On Oct. 7, Haniyeh immediately celebrated the bloody assault. “Get out of our land, get out of our faces,” he told Jews in Israel via an interview on Al Jazeera. “This land is ours, Jerusalem is ours, everything is ours.”

Washington defends its own interests

Washington is sending a second aircraft carrier group to the region along with a guided-missile submarine ostensibly as a warning to Tehran to not launch a major attack on Israel. But Washington’s goal is not fighting Jew-hatred or defending Israel’s right to exist as a refuge for Jews. It keeps pressing Israel to accept a long-term cease-fire — one which would leave Hamas intact — seeking to regain stability for U.S. imperialism’s economic and political interests in the region, including restarting shipping and access to oil resources.

The White House, along with the rulers in London and Berlin, demand Israel step down.

David Ignatius, a Washington Post columnist with ties to the State Department, claims that Tehran is driven by “determination to preserve its national dignity.” But that’s false. The capitalist regime in Iran is driven to extend its reactionary influence throughout the region with the destruction of Israel at the center. This course is greeted with derision by working people in Iran who suffer the consequences.

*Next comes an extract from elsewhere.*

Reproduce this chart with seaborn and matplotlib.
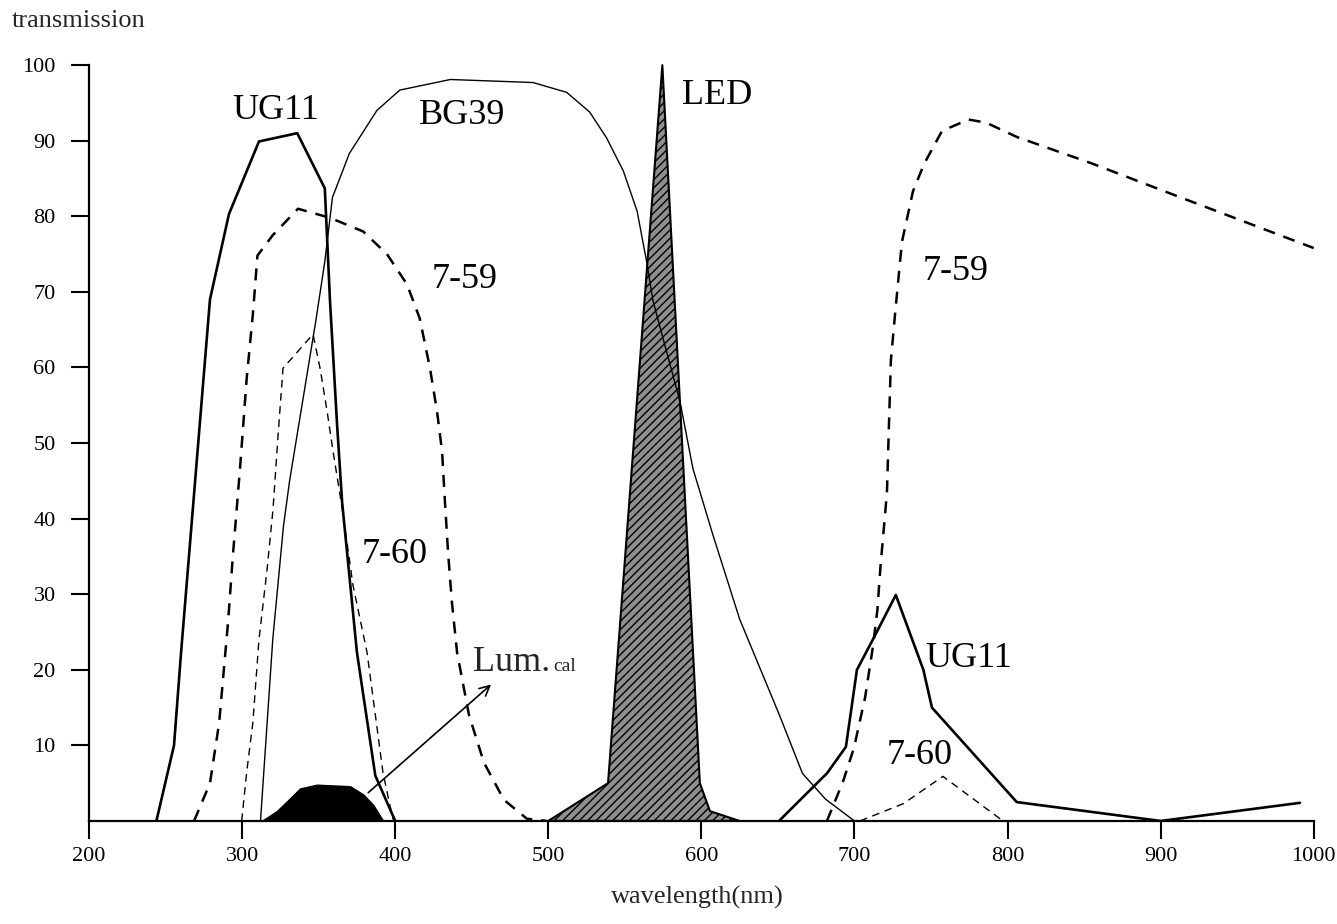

The Houthis in Yemen, whose attacks on ships have forced a 90% fall in shipping in the Red Sea, Hezbollah and now Tehran say they could halt attacks if Israel agrees to a permanent cease-fire. They want to save Hamas from total destruction, keep Israel from destroying Iran’s nuclear facilities before they build a nuclear bomb and buy time so that they can build up their forces for future, more deadly attacks on Israel and Jews.

Despite threatening massive retaliation against Israel, Tehran and Hezbollah have hesitated so far.

Arab citizens of Israel

Tehran, Hamas and Hezbollah are violently opposed to Jews and Arabs living together in peace. But that is not the view of the vast majority of the peoples of Israel, where 21% of the population is Arab and 73% is Jewish.

“Hezbollah doesn’t distinguish between Jews and Muslims,” Ibrahim Zina, a Muslim citizen near the town of Mazra’a in Northern Israel, told the Times of Israel. “We live and work together. When the sirens went off, we were all in the bomb shelter together.”

Arab citizens of Israel speak out against the racism and discrimination they face.

A car with four Bedouin women and a child that accidentally drove into an unsanctioned Israeli outpost in the Palestinian West Bank Aug. 9 was attacked by settlers, who held guns to their heads and set their car on fire.

“I always say, ‘Good that I’m an Israeli citizen, I love it,’” Lamis al-Jaer, one of the victims, told Israel’s Channel 12 news. “A normal person can’t understand why they would do that to us. We didn’t do anything to them. Someone who asks for directions — they deserve this?”

The incident was debated at a meeting in the Knesset, Israel’s parliament. After a far-right legislator justified the attack MK Zvi Sukkot of the Religious Zionist party responded. “I don’t like to use the word ‘terrorism’ in these cases,” he said, but what the settlers did, “it’s a serious crime.”

Two settlers have been arrested so far as the investigation continues.